Именно сюда направляет Филипп прежде всего свои атаки и угрозы. И Демосфен сюда же направляет свои контратаки, свои «Филиппики». Битва — Филиппики — будет длиться около десяти лет. Состояние войны чаще всего объявляется не между Афинами и Филиппом, поэтому Демосфен стремится разоблачить этот мирный замысел войны. Послушаем голос оратора в 341 году до н. э.:
«Конечно, если есть возможность государству хранить мир и это от нас зависит — с этого я начну, — тогда я отвечаю, что надо нам хранить мир, и, кто это говорит, тот, по-моему, должен вносить письменные предложения действовать в этом духе и не допускать обмана. Но если наш противник, держа в руках оружие и имея вокруг себя большое войско, только прикрывается перед вами словом «мир», между тем как собственные его действия носят все признаки войны, что тогда остается, как не обороняться?.. Ну, а если кто-нибудь за мир считает такое положение, при котором тот человек получит возможность покорить всех остальных, чтобы потом пойти на нас, то он прежде всего не в своем уме; далее он говорит про такой мир, который имеет силу только по отношению к тому человеку с вашей стороны, а не по отношению к вам с его стороны…
Но, конечно, если мы хотим дожидаться того времени, когда он сам признается, что ведет войну, тогда мы — самые глупые люди, потому что, если даже он будет идти на самую Аттику, хотя бы на Пирей, он и тогда не будет говорить этого, как можно судить по его образу действий в отношении к остальным. Вот так, например, олинфянам он объявил, когда находился в 40 стадиях[31] от их города, что остается одно из двух — либо им не жить в Олинфе, либо ему самому — в Македонии; а между тем ранее, если кто-нибудь обвинял его в чем-либо подобном, он всегда выражал негодование и отправлял послов, чтобы представить оправдания на этот счет. Вот так же и в Фокиду отправлялся он, словно к союзникам, и даже послы фокидян сопровождали его в походе… наконец, и вот к этим несчастным орейцам он послал свое войско, как говорил, из чувства расположения к ним, чтобы их проведать: он будто бы слышал, что у них нездоровое состояние и происходит смута, а долг истинных союзников и друзей — помогать в таких затруднительных обстоятельствах.
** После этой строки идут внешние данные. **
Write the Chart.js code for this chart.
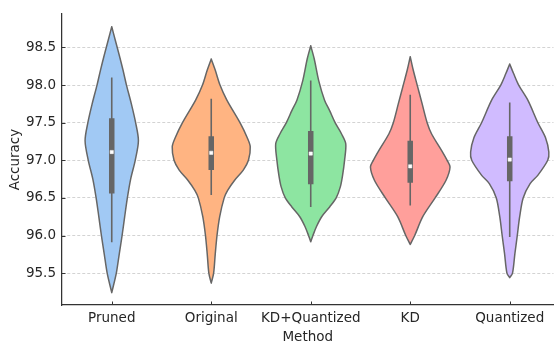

Так вот, — если тех, которые не могли принести ему никакого вреда и только, может быть, приняли бы меры для предотвращения от себя несчастья, он предпочитал обманывать, чем открыто предупреждать еще до начала враждебных действий, — неужели же после этого вы еще думаете, что с вами он начнет войну только после предварительного ее объявления, а тем более в такое время, пока вы сами еще будете так охотно позволять себя обманывать? Да не может этого быть! В самом деле, раз вы сами, страдающие от него, не заявляете против него никаких жалоб, а обвиняете некоторых из своей же среды, тогда с его стороны было бы величайшей на всем свете глупостью прекратить между вами взаимные споры и распри и вызвать вас на то, чтобы вы обратились против него, а вместе с тем отнять и у людей, состоящих у него на жалованье, возможность отвлекать вас речами о том, будто он не ведет войны против нашего государства» [32].